That was the story on the South Lawn of the White House yesterday as dusk descended and the whir of a generator energized dozens of spotlights bouncing colors off the traditionally staid white walls of the traditionally staid old White House. Tourists and hometowners driving by probably did double takes as they glanced casually at The Green House . . . wait a minute, that's The Blue House . . . Big Pink . . . Little Red . . . Las Vegas on the Potomac. Last night, with the Reagans wisely out of town, 1600 Pennsylvania Avenue was The Light House.
Nancy Reagan's decorating revenge? Merry Pranksters infiltrating the Secret Service? No, the White House was posing for a picture, a commercial picture at that. The White House, notoriously camera-shy, allowed itself to be talked into a session with New York photographer Dudley Gray.

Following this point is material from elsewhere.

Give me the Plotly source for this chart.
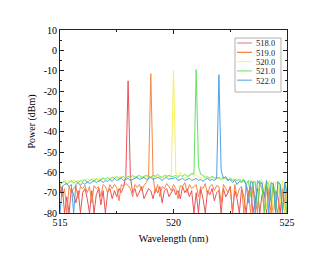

Now, Gray is not your average photographer; he's an illuminator, a portrait artist who builds temporary light rigs around the huge structures he so passionately wants to bend to his vision. Gray has already illuminated the top of the Empire State Building, the Brooklyn Bridge and City Hall in New York. Yesterday the commercial artist, working on New York time, met the bureaucracy, working on Washington time. Guess who won.
"Are you shooting, Dudley?"
"A green, a green, a green, Clyde!"
"I'm ready now, please, hold it, please!"
Time started running out on Gray and his crew of 14 before they ever got off a shot. With lighting partner Joe Strand and a hastily assembled light system, Gray started setting up on the South Lawn late yesterday afternoon. The spots were spread wide across the lawn, as if the still-White House would hold its own press conference. The walls may once have had ears, but the only mouth working was Gray's.
"We're lighting the trees, the branches; soon the whole thing will be burning, the bushes will be burning. We'll bring the whole thing up for a climax." If he weren't such a good photographer, Gray would make a good dilettante. He talked about needing a tape of singing whales for inspiration; about the fact that he'd had 12 hours to light the Brooklyn Bridge; about the intransigence of White House press aide Sue Mathis, who obviously regretted the entire affair.
Meanwhile, the White House stood in mute eloquence as different gels (the filters over the lights) created layers of colors and crossing shadows, accompanied by half-muttered curses and the sound of glass filters breaking on the lawn; the filters faltered under the intense heat of the lights. It's a good thing no one's going to be running around barefoot on the South Lawn any time soon.
Gray drifted around, shooting from his Nikon F-2, while Strand shot from a Polaroid and someone else shot from a 4-x-5 camera. They expected to make between 2,000 and 5,000 shots, of which one or possibly two will be selected for a monstrous (and probably expensive) Washington, D.C. book, due to be published by Harry N. Abrams in fall of 1982. The book will feature more than 200 photographs from the likes of Ernst Haas, Jay Maisel, Fred Maroon, Fred Ward and National Geographic's Bill Weems and Sosee Brimberg. Gray's two-hour shoot (he had to finish by 9 p.m.) is expected to cost $6,000, with donated products and services from the private sector helping to defray expenses. The coffee-table book will be designed by J.C. Suares, the former art director of New York magazine, who recently put together Abrams' $45 opus, "Manhattan."
Several guards at the South Portico entrance had to move away from their post, being literally blinded by the lights. They seemed to be the only ones half impressed by the apparently scattered genius at work there in the night; in truth, Gray seemed to be making it all up as he went along. The colors were pretty but ultimately boring, as if the troupe were lighting up the set for a remake of "Mr. Smith Goes to Washington" . . . only the actor was out of town.
"Wait, wait, two more gels . . . we're going to have one big hit! There's just not enough time in the day . . . they don't understand." Gray moaned and shot, moaned and shot, moving around to different vantage points, seemingly pleased with what he saw in his mind's and camera's eye. For her part, Mathis didn't seem to think the project was such a bright idea, despite the 50,000 watts of power needed to illuminate Gray's vision. Only time will tell, though only Newsweek sent a photographer to shoot the shooting.